_Requirement:_
Extract the whole listing as it stands. Do not include the pictures.

>> start

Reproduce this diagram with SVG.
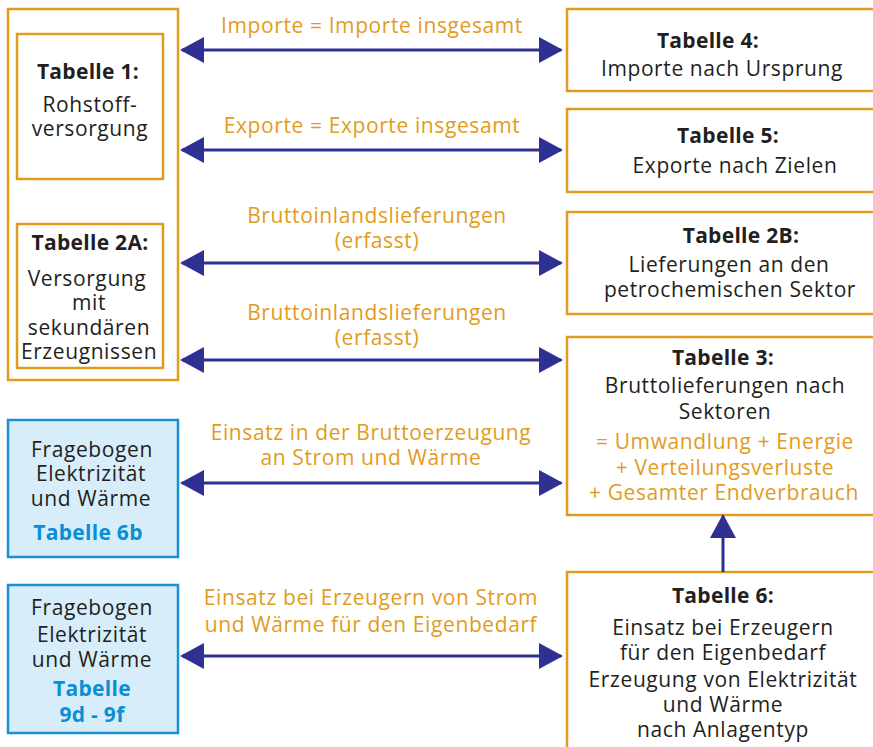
<svg xmlns="http://www.w3.org/2000/svg" width="873" height="747" viewBox="0 0 873 747">
  <style>
    .box { fill: #ffffff; stroke: #e19b1e; stroke-width: 2.5; }
    .qbox { fill: #d7eefa; stroke: #1b8fd2; stroke-width: 2.5; }
    text { font-family: "Open Sans", "Noto Sans", "Liberation Sans", sans-serif; font-size: 21px; letter-spacing: 0.6px; text-anchor: middle; }
    .t { fill: #231f20; }
    .h { fill: #231f20; font-weight: bold; letter-spacing: 0.3px; }
    .o { fill: #e39b1d; }
    .b { fill: #0a8ed6; font-weight: bold; letter-spacing: 0.3px; }
    .conn line { stroke: #2e3192; stroke-width: 3; }
  </style>
  <defs>
    <marker id="head" viewBox="0 0 24 26" refX="22" refY="13" markerWidth="24" markerHeight="26" markerUnits="userSpaceOnUse" orient="auto-start-reverse">
      <path d="M0,0 L24,13 L0,26 Z" fill="#2e3192"/>
    </marker>
  </defs>

  <rect width="873" height="747" fill="#ffffff"/>

  <!-- left supply frame -->
  <g id="supply">
    <rect class="box" x="8" y="9" width="170" height="371"/>
  </g>

  <g id="tab1">
    <rect class="box" x="17" y="34" width="146" height="145"/>
    <text class="h" x="88" y="79">Tabelle 1:</text>
    <text class="t" x="90" y="112">Rohstoff-</text>
    <text class="t" x="90" y="136">versorgung</text>
  </g>

  <g id="tab2a">
    <rect class="box" x="17" y="224" width="146" height="144"/>
    <text class="h" x="90" y="250">Tabelle 2A:</text>
    <text class="t" x="87" y="286">Versorgung</text>
    <text class="t" x="89" y="310">mit</text>
    <text class="t" x="89" y="335">sekundären</text>
    <text class="t" x="89" y="359">Erzeugnissen</text>
  </g>

  <g id="fb6b">
    <rect class="qbox" x="8" y="420" width="170" height="137"/>
    <text class="t" x="92" y="457">Fragebogen</text>
    <text class="t" x="91" y="481">Elektrizität</text>
    <text class="t" x="91" y="506">und Wärme</text>
    <text class="b" x="88" y="540">Tabelle 6b</text>
  </g>

  <g id="fb9">
    <rect class="qbox" x="8" y="585" width="170" height="148"/>
    <text class="t" x="92" y="615">Fragebogen</text>
    <text class="t" x="92" y="642">Elektrizität</text>
    <text class="t" x="92" y="667">und Wärme</text>
    <text class="b" x="92" y="696">Tabelle</text>
    <text class="b" x="92" y="722">9d - 9f</text>
  </g>

  <!-- right-hand tables -->
  <g id="tab4">
    <rect class="box" x="567" y="9" width="320" height="82"/>
    <text class="h" x="708" y="48">Tabelle 4:</text>
    <text class="t" x="722" y="76">Importe nach Ursprung</text>
  </g>

  <g id="tab5">
    <rect class="box" x="567" y="109" width="320" height="83"/>
    <text class="h" x="728" y="143">Tabelle 5:</text>
    <text class="t" x="735" y="173">Exporte nach Zielen</text>
  </g>

  <g id="tab2b">
    <rect class="box" x="567" y="212" width="320" height="102"/>
    <text class="h" x="741" y="243">Tabelle 2B:</text>
    <text class="t" x="729" y="272">Lieferungen an den</text>
    <text class="t" x="730" y="297">petrochemischen Sektor</text>
  </g>

  <g id="tab3">
    <rect class="box" x="567" y="337" width="320" height="178"/>
    <text class="h" x="723" y="365">Tabelle 3:</text>
    <text class="t" x="725" y="393">Bruttolieferungen nach</text>
    <text class="t" x="725" y="419">Sektoren</text>
    <text class="o" x="725" y="449">= Umwandlung + Energie</text>
    <text class="o" x="725" y="475">+ Verteilungsverluste</text>
    <text class="o" x="724" y="500">+ Gesamter Endverbrauch</text>
  </g>

  <g id="tab6">
    <rect class="box" x="567" y="572" width="320" height="190"/>
    <text class="h" x="723" y="603">Tabelle 6:</text>
    <text class="t" x="723" y="635">Einsatz bei Erzeugern</text>
    <text class="t" x="723" y="660">für den Eigenbedarf</text>
    <text class="t" x="723" y="687">Erzeugung von Elektrizität</text>
    <text class="t" x="723" y="712">und Wärme</text>
    <text class="t" x="723" y="737">nach Anlagentyp</text>
  </g>

  <!-- connectors -->
  <g id="connectors" class="conn">
    <line x1="182" y1="50" x2="561" y2="50" marker-start="url(#head)" marker-end="url(#head)"/>
    <line x1="182" y1="150" x2="561" y2="150" marker-start="url(#head)" marker-end="url(#head)"/>
    <line x1="182" y1="263" x2="561" y2="263" marker-start="url(#head)" marker-end="url(#head)"/>
    <line x1="182" y1="360" x2="561" y2="360" marker-start="url(#head)" marker-end="url(#head)"/>
    <line x1="182" y1="483" x2="561" y2="483" marker-start="url(#head)" marker-end="url(#head)"/>
    <line x1="182" y1="656" x2="561" y2="656" marker-start="url(#head)" marker-end="url(#head)"/>
    <line x1="723" y1="572" x2="723" y2="516" marker-end="url(#head)"/>

    <text class="o" x="372" y="33">Importe = Importe insgesamt</text>
    <text class="o" x="372" y="133">Exporte = Exporte insgesamt</text>
    <text class="o" x="377" y="223">Bruttoinlandslieferungen</text>
    <text class="o" x="377" y="248">(erfasst)</text>
    <text class="o" x="377" y="320">Bruttoinlandslieferungen</text>
    <text class="o" x="377" y="345">(erfasst)</text>
    <text class="o" x="371" y="440">Einsatz in der Bruttoerzeugung</text>
    <text class="o" x="371" y="465">an Strom und Wärme</text>
    <text class="o" x="371" y="605">Einsatz bei Erzeugern von Strom</text>
    <text class="o" x="371" y="632">und Wärme für den Eigenbedarf</text>
  </g>
</svg>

>> end

_Response to this task:_
Reproduce this diagram with SVG.
<svg xmlns="http://www.w3.org/2000/svg" width="873" height="747" viewBox="0 0 873 747">
  <style>
    .box { fill: #ffffff; stroke: #e19b1e; stroke-width: 2.5; }
    .qbox { fill: #d7eefa; stroke: #1b8fd2; stroke-width: 2.5; }
    text { font-family: "Open Sans", "Noto Sans", "Liberation Sans", sans-serif; font-size: 21px; letter-spacing: 0.6px; text-anchor: middle; }
    .t { fill: #231f20; }
    .h { fill: #231f20; font-weight: bold; letter-spacing: 0.3px; }
    .o { fill: #e39b1d; }
    .b { fill: #0a8ed6; font-weight: bold; letter-spacing: 0.3px; }
    .conn line { stroke: #2e3192; stroke-width: 3; }
  </style>
  <defs>
    <marker id="head" viewBox="0 0 24 26" refX="22" refY="13" markerWidth="24" markerHeight="26" markerUnits="userSpaceOnUse" orient="auto-start-reverse">
      <path d="M0,0 L24,13 L0,26 Z" fill="#2e3192"/>
    </marker>
  </defs>

  <rect width="873" height="747" fill="#ffffff"/>

  <!-- left supply frame -->
  <g id="supply">
    <rect class="box" x="8" y="9" width="170" height="371"/>
  </g>

  <g id="tab1">
    <rect class="box" x="17" y="34" width="146" height="145"/>
    <text class="h" x="88" y="79">Tabelle 1:</text>
    <text class="t" x="90" y="112">Rohstoff-</text>
    <text class="t" x="90" y="136">versorgung</text>
  </g>

  <g id="tab2a">
    <rect class="box" x="17" y="224" width="146" height="144"/>
    <text class="h" x="90" y="250">Tabelle 2A:</text>
    <text class="t" x="87" y="286">Versorgung</text>
    <text class="t" x="89" y="310">mit</text>
    <text class="t" x="89" y="335">sekundären</text>
    <text class="t" x="89" y="359">Erzeugnissen</text>
  </g>

  <g id="fb6b">
    <rect class="qbox" x="8" y="420" width="170" height="137"/>
    <text class="t" x="92" y="457">Fragebogen</text>
    <text class="t" x="91" y="481">Elektrizität</text>
    <text class="t" x="91" y="506">und Wärme</text>
    <text class="b" x="88" y="540">Tabelle 6b</text>
  </g>

  <g id="fb9">
    <rect class="qbox" x="8" y="585" width="170" height="148"/>
    <text class="t" x="92" y="615">Fragebogen</text>
    <text class="t" x="92" y="642">Elektrizität</text>
    <text class="t" x="92" y="667">und Wärme</text>
    <text class="b" x="92" y="696">Tabelle</text>
    <text class="b" x="92" y="722">9d - 9f</text>
  </g>

  <!-- right-hand tables -->
  <g id="tab4">
    <rect class="box" x="567" y="9" width="320" height="82"/>
    <text class="h" x="708" y="48">Tabelle 4:</text>
    <text class="t" x="722" y="76">Importe nach Ursprung</text>
  </g>

  <g id="tab5">
    <rect class="box" x="567" y="109" width="320" height="83"/>
    <text class="h" x="728" y="143">Tabelle 5:</text>
    <text class="t" x="735" y="173">Exporte nach Zielen</text>
  </g>

  <g id="tab2b">
    <rect class="box" x="567" y="212" width="320" height="102"/>
    <text class="h" x="741" y="243">Tabelle 2B:</text>
    <text class="t" x="729" y="272">Lieferungen an den</text>
    <text class="t" x="730" y="297">petrochemischen Sektor</text>
  </g>

  <g id="tab3">
    <rect class="box" x="567" y="337" width="320" height="178"/>
    <text class="h" x="723" y="365">Tabelle 3:</text>
    <text class="t" x="725" y="393">Bruttolieferungen nach</text>
    <text class="t" x="725" y="419">Sektoren</text>
    <text class="o" x="725" y="449">= Umwandlung + Energie</text>
    <text class="o" x="725" y="475">+ Verteilungsverluste</text>
    <text class="o" x="724" y="500">+ Gesamter Endverbrauch</text>
  </g>

  <g id="tab6">
    <rect class="box" x="567" y="572" width="320" height="190"/>
    <text class="h" x="723" y="603">Tabelle 6:</text>
    <text class="t" x="723" y="635">Einsatz bei Erzeugern</text>
    <text class="t" x="723" y="660">für den Eigenbedarf</text>
    <text class="t" x="723" y="687">Erzeugung von Elektrizität</text>
    <text class="t" x="723" y="712">und Wärme</text>
    <text class="t" x="723" y="737">nach Anlagentyp</text>
  </g>

  <!-- connectors -->
  <g id="connectors" class="conn">
    <line x1="182" y1="50" x2="561" y2="50" marker-start="url(#head)" marker-end="url(#head)"/>
    <line x1="182" y1="150" x2="561" y2="150" marker-start="url(#head)" marker-end="url(#head)"/>
    <line x1="182" y1="263" x2="561" y2="263" marker-start="url(#head)" marker-end="url(#head)"/>
    <line x1="182" y1="360" x2="561" y2="360" marker-start="url(#head)" marker-end="url(#head)"/>
    <line x1="182" y1="483" x2="561" y2="483" marker-start="url(#head)" marker-end="url(#head)"/>
    <line x1="182" y1="656" x2="561" y2="656" marker-start="url(#head)" marker-end="url(#head)"/>
    <line x1="723" y1="572" x2="723" y2="516" marker-end="url(#head)"/>

    <text class="o" x="372" y="33">Importe = Importe insgesamt</text>
    <text class="o" x="372" y="133">Exporte = Exporte insgesamt</text>
    <text class="o" x="377" y="223">Bruttoinlandslieferungen</text>
    <text class="o" x="377" y="248">(erfasst)</text>
    <text class="o" x="377" y="320">Bruttoinlandslieferungen</text>
    <text class="o" x="377" y="345">(erfasst)</text>
    <text class="o" x="371" y="440">Einsatz in der Bruttoerzeugung</text>
    <text class="o" x="371" y="465">an Strom und Wärme</text>
    <text class="o" x="371" y="605">Einsatz bei Erzeugern von Strom</text>
    <text class="o" x="371" y="632">und Wärme für den Eigenbedarf</text>
  </g>
</svg>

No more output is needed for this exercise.